We've all had bad days and have said things we regret, but do those moments really deserve YouTube and then "Worst Person" notoriety? Even the person who originally posted the video has removed it (for reasons that aren't clear). Keith, however, revived it and gave it a whole new audience. But he seems unaware that the segment is far more embarrassing to him than to the woman, who you only end up feeling sorry for. As one of Olbermann's commenters wrote: "Keith, are you going to do stories that make a difference or just post cellphone videos to ruin the lives of people who are trying to get work on LinkedIn? Sickening."

Olbermann's had a hot-and-cold relationship to WPITW. After Jon Stewart's Rally for Sanity, in which he equated Olbermann and other media liberals with Fox News's O'Reilly and Hannity (I defended Keith against that gross false equivalency), Keith actually dropped the segment. "Its satire and whimsy have gradually gotten lost in some anger," he explained. "So in the spirit of the [rally], as of right now, I am unilaterally suspending" it. He soon brought it back, though, but with an awkward "whimsy" alert, calling it "(Not Really) The Worse Persons in the World."

As tired as the bit now is it still has value. The lies and sleaze of pols and pundits are simply made more memorable when stuck with a "Worse Persons" label. Last night, for instance, the WP runners-up were Sarah Palin (for trade-marking the term "Sarah Palin") and Fox News's Chris Wallace and Bill Sammon (for editing out of Wallace's interview with Jon Stewart, Stewart's mention of Sammon's memos that tell those freedom-loving Fox News hosts what propaganda to mouth on any given issue).
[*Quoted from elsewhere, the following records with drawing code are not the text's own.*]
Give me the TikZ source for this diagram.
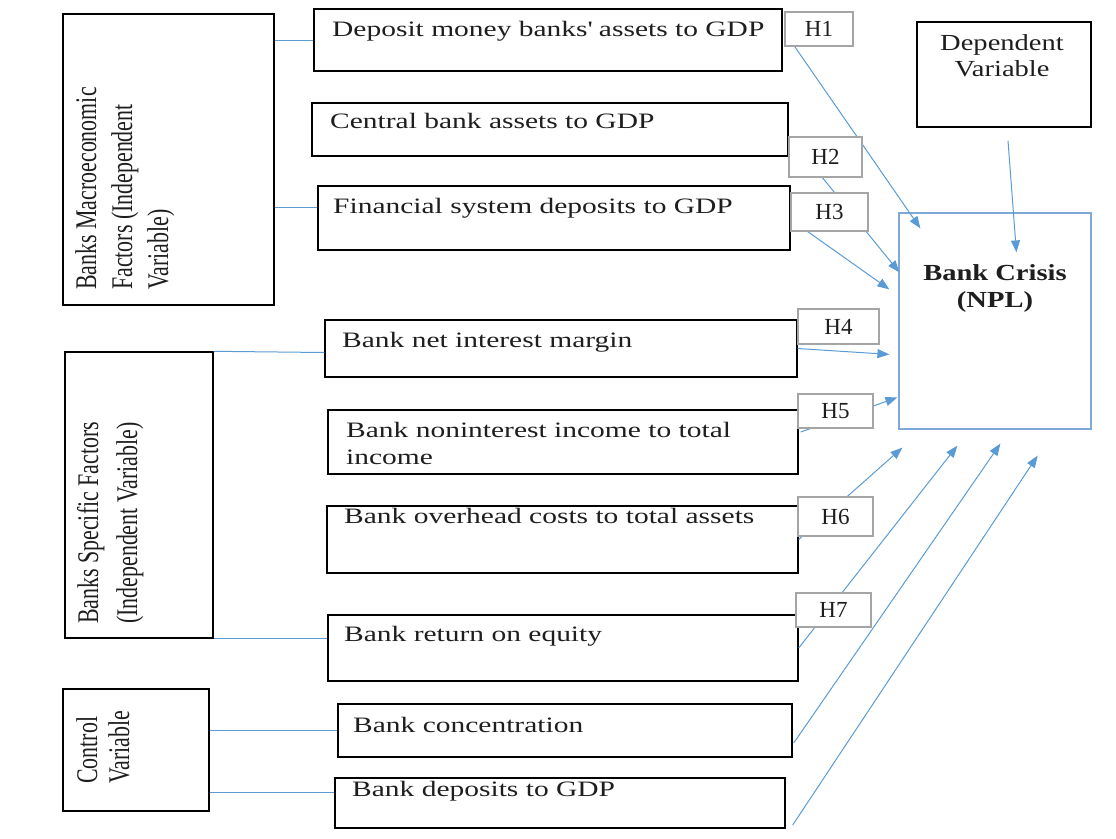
\documentclass[tikz,border=0pt]{standalone}
\usepackage{fontspec}
\setmainfont{Liberation Serif}
\newfontfamily\mainf[FakeStretch=1.34]{Liberation Serif}
\newfontfamily\rotf[FakeStretch=0.73]{Liberation Serif}
\newfontfamily\headf[FakeStretch=1.24]{Liberation Serif}
\usetikzlibrary{arrows.meta,calc,fit}
\definecolor{lblue}{RGB}{91,155,213}
\definecolor{cblue}{RGB}{125,170,215}
\definecolor{hgray}{RGB}{165,165,165}
\definecolor{tblack}{RGB}{30,30,30}
\begin{document}
\begin{tikzpicture}[x=1pt,y=-1pt,
 box/.style={draw=black, line width=1.4pt, inner sep=0pt},
 hbox/.style={draw=hgray, line width=1.1pt, fill=white, inner sep=0pt, font=\fontsize{23}{26}\selectfont, text=tblack},
 txt/.style={inner sep=0pt, anchor=base west, font=\mainf\fontsize{22}{27}\selectfont, text=tblack, align=left},
 rtxt/.style={inner sep=0pt, anchor=base west, rotate=90, text=tblack, align=left},
 con/.style={draw=lblue, line width=1pt},
 arr/.style={con, -{Triangle[length=12pt,width=9pt]}},
]
\useasboundingbox (0,0) rectangle (1116,838);
% left group boxes
\node[box, fit={(63,14) (274,305)}] (macro) {};
\node[box, fit={(65,352) (213,638)}] (spec) {};
\node[box, fit={(63,689) (209,811)}] (ctrl) {};
% variable boxes
\node[box, fit={(314,9) (782,71)}] (dep) {};
\node[box, fit={(312,103) (788,156)}] (cen) {};
\node[box, fit={(318,186) (790,250)}] (fin) {};
\node[box, fit={(325,320) (797,377)}] (nim) {};
\node[box, fit={(328,410) (798,474)}] (non) {};
\node[box, fit={(327,506) (798,573)}] (ovh) {};
\node[box, fit={(328,615) (798,681)}] (roe) {};
\node[box, fit={(338,704) (792,757)}] (conc) {};
\node[box, fit={(335,778) (785,828)}] (deps) {};
\node[box, fit={(917,22) (1091,127)}] (dv) {};
\node[draw=cblue, line width=1.2pt, inner sep=0pt, fit={(899,213) (1091,429)}] (crisis) {};
% texts
\node[rtxt, font=\rotf\fontsize{30}{36}\selectfont] (t-macro) at (168,290) {Banks Macroeconomic\\Factors (Independent\\Variable)};
\node[rtxt, font=\rotf\fontsize{30}{39}\selectfont] (t-spec) at (137,624) {Banks Specific Factors\\(Independent Variable)};
\node[rtxt, font=\rotf\fontsize{30}{32}\selectfont] (t-ctrl) at (129,784) {Control\\Variable};
\node[txt] (t-dep) at (332,36) {Deposit money banks\textquotesingle{} assets to GDP};
\node[txt] (t-cen) at (330,128) {Central bank assets to GDP};
\node[txt] (t-fin) at (333,213) {Financial system deposits to GDP};
\node[txt] (t-nim) at (342,347) {Bank net interest margin};
\node[txt] (t-non) at (346,464) {Bank noninterest income to total\\income};
\node[txt] (t-ovh) at (344,523) {Bank overhead costs to total assets};
\node[txt] (t-roe) at (344,641) {Bank return on equity};
\node[txt] (t-conc) at (353,732) {Bank concentration};
\node[txt] (t-deps) at (352,796) {Bank deposits to GDP};
\node[inner sep=0pt, anchor=base, align=center, text=tblack, font=\headf\fontsize{23}{26}\selectfont] (t-dv) at (1002,76) {Dependent\\Variable};
\node[inner sep=0pt, anchor=base, align=center, text=tblack, font=\headf\bfseries\fontsize{23}{27}\selectfont] (t-crisis) at (995,307) {Bank Crisis\\(NPL)};
% left connectors
\draw[con] (macro.east |- dep.west) -- (dep.west);
\coordinate (finc) at ([yshift=11pt]fin.west);
\draw[con] (finc -| macro.east) -- (finc);
\draw[con] (spec.north east) -- ([yshift=-4pt]nim.west);
\draw[con] (spec.south east) -- (spec.south east -| roe.west);
\draw[con] (ctrl.east |- conc.west) -- (conc.west);
\coordinate (dpc) at ([yshift=11pt]deps.west);
\draw[con] (dpc -| ctrl.east) -- (dpc);
% hypothesis arrows
\coordinate (h1s) at (795,47);
\draw[arr] (h1s) -- ($(crisis.north west)+(22,16)$);
\draw[arr] ($(crisis.north west)+(-77,-36)$) -- ($(crisis.north west)+(1,60)$);
\draw[arr] ($(crisis.north west)+(-91,19)$) -- ($(crisis.north west)+(-9,77)$);
\draw[arr] (nim.east) -- ($(crisis.north west)+(-9,142)$);
\draw[arr] ($(non.east)+(2,-10)$) -- ($(crisis.north west)+(-1,185)$);
\draw[arr] (ovh.east) -- ($(crisis.south west)+(4,18)$);
\draw[arr] (roe.east) -- ($(crisis.south west)+(59,16)$);
\draw[arr] ($(conc.east)+(1,12.5)$) -- ($(crisis.south west)+(102,14)$);
\draw[arr] ($(deps.east)+(7,22)$) -- ($(crisis.south east)+(-54,26)$);
\draw[arr] ($(dv.south)+(4,13)$) -- ($(crisis.north west)+(118,40)$);
% hypothesis labels
\node[hbox, minimum width=68pt, minimum height=34pt] (h1) at (819,29) {H1};
\node[hbox, minimum width=73pt, minimum height=40pt] (h2) at (825.5,157) {H2};
\node[hbox, minimum width=77pt, minimum height=38pt] (h3) at (829.5,212) {H3};
\node[hbox, minimum width=81pt, minimum height=35pt] (h4) at (838.5,326.5) {H4};
\node[hbox, minimum width=75pt, minimum height=34pt] (h5) at (835.5,411) {H5};
\node[hbox, minimum width=75pt, minimum height=39pt] (h6) at (835.5,516.5) {H6};
\node[hbox, minimum width=75pt, minimum height=34pt] (h7) at (833.5,610) {H7};
\end{tikzpicture}
\end{document}
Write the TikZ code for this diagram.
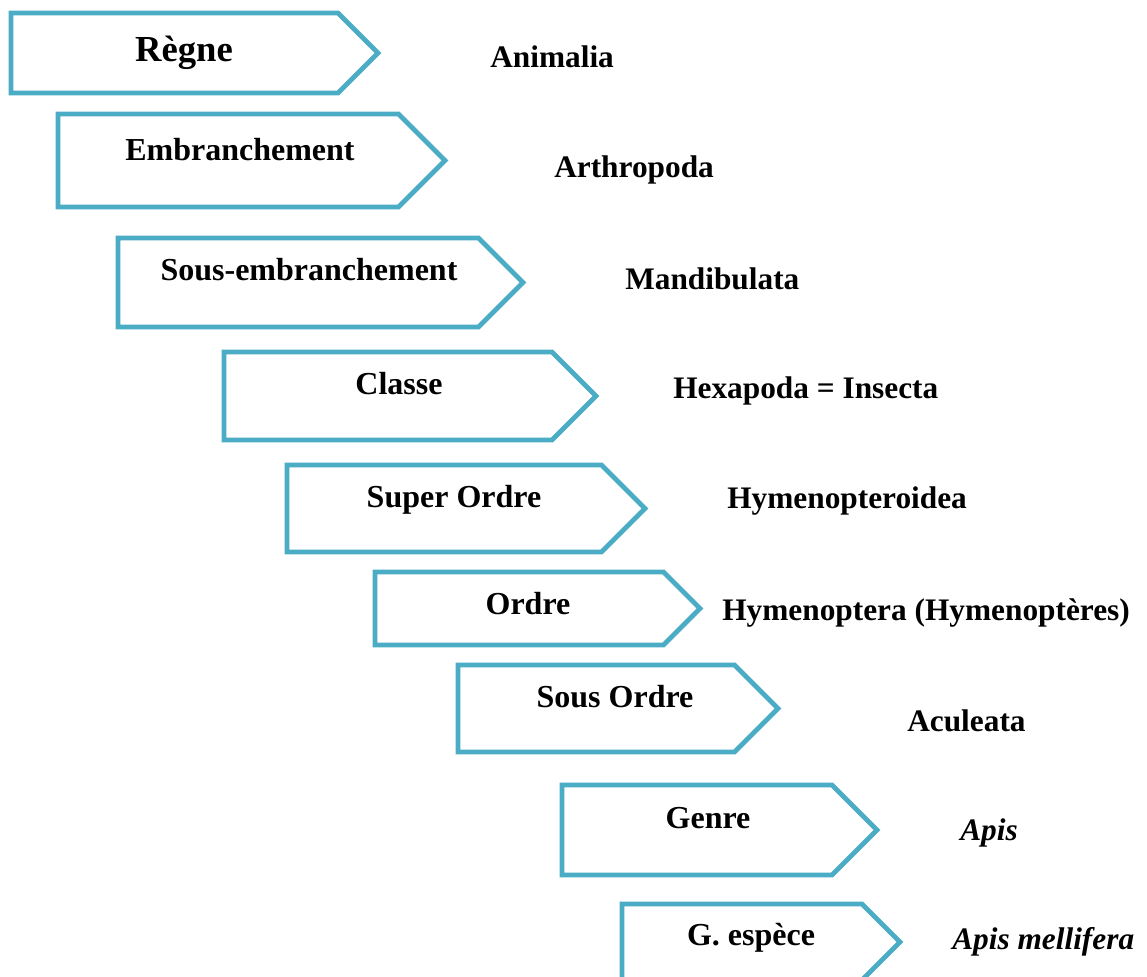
\documentclass[tikz,border=0pt]{standalone}
\usepackage{fontspec}
\setmainfont{Liberation Serif}
\usetikzlibrary{shapes.symbols}
\definecolor{cadre}{HTML}{4BACC6}
\def\px{0.75pt}
\tikzset{
  fleche/.style={signal, signal to=east, signal pointer angle=90, draw=cadre,
                 line width=3.6pt, fill=white, inner sep=0pt, outer sep=0pt, anchor=west},
  rang/.style  ={font=\fontsize{24}{28}\selectfont\bfseries, inner sep=0pt, anchor=base},
  taxon/.style ={font=\fontsize{23.5}{28}\selectfont\bfseries, inner sep=0pt, anchor=base west},
}
\begin{document}
\begin{tikzpicture}[x=\px, y=-\px]
\useasboundingbox (0,0) rectangle (1147,976);
\clip (0,0) rectangle (1147,976);

% cadres
\node[fleche, minimum width=367*\px, minimum height=80*\px] (f1) at (11,53) {};
\node[fleche, minimum width=387*\px, minimum height=93*\px] (f2) at (58,160.5) {};
\node[fleche, minimum width=405*\px, minimum height=89*\px] (f3) at (118,282.5) {};
\node[fleche, minimum width=372*\px, minimum height=88*\px] (f4) at (224,396) {};
\node[fleche, minimum width=358*\px, minimum height=87*\px] (f5) at (287,508.5) {};
\node[fleche, minimum width=325*\px, minimum height=73*\px] (f6) at (375,608.5) {};
\node[fleche, minimum width=320*\px, minimum height=87*\px] (f7) at (458,708.5) {};
\node[fleche, minimum width=315*\px, minimum height=90*\px] (f8) at (562,830) {};
\node[fleche, minimum width=278*\px, minimum height=76*\px] (f9) at (622,942) {};

% rangs
\node[rang, font=\fontsize{27.5}{32}\selectfont\bfseries] (regne) at (184,61) {Règne};
\node[rang] (embr) at (240,160) {Embranchement};
\node[rang] (sousembr) at (309,280) {Sous-embranchement};
\node[rang] (classe) at (399,394) {Classe};
\node[rang] (superordre) at (454,507) {Super Ordre};
\node[rang] (ordre) at (528,614) {Ordre};
\node[rang] (sousordre) at (615,707) {Sous Ordre};
\node[rang] (genre) at (708,828) {Genre};
\node[rang] (gespece) at (751,945) {G. espèce};

% taxons
\node[taxon] (animalia) at (490,67) {Animalia};
\node[taxon] (arthropoda) at (554,177) {Arthropoda};
\node[taxon] (mandibulata) at (625,289) {Mandibulata};
\node[taxon] (hexapoda) at (673,398) {Hexapoda = Insecta};
\node[taxon] (hymenopteroidea) at (727,508) {Hymenopteroidea};
\node[taxon] (hymenoptera) at (722,620) {Hymenoptera (Hymenoptères)};
\node[taxon] (aculeata) at (907,731) {Aculeata};
\node[taxon] (apis) at (960,840) {\itshape Apis};
\node[taxon] (mellifera) at (952,949) {\itshape Apis mellifera};
\end{tikzpicture}
\end{document}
But by taking as much glee at shaming some little guy as he does the Sammons of the world, Keith is doing his own false equivalency dance.

And this mean spirited tendency is almost the mirror image of the mission statement Keith proudly announced for the new show last night.

"This is to be a newscast of contextualization," he said. "And it is to be presented with a viewpoint: that the weakest citizen of this country is more important than the strongest corporation."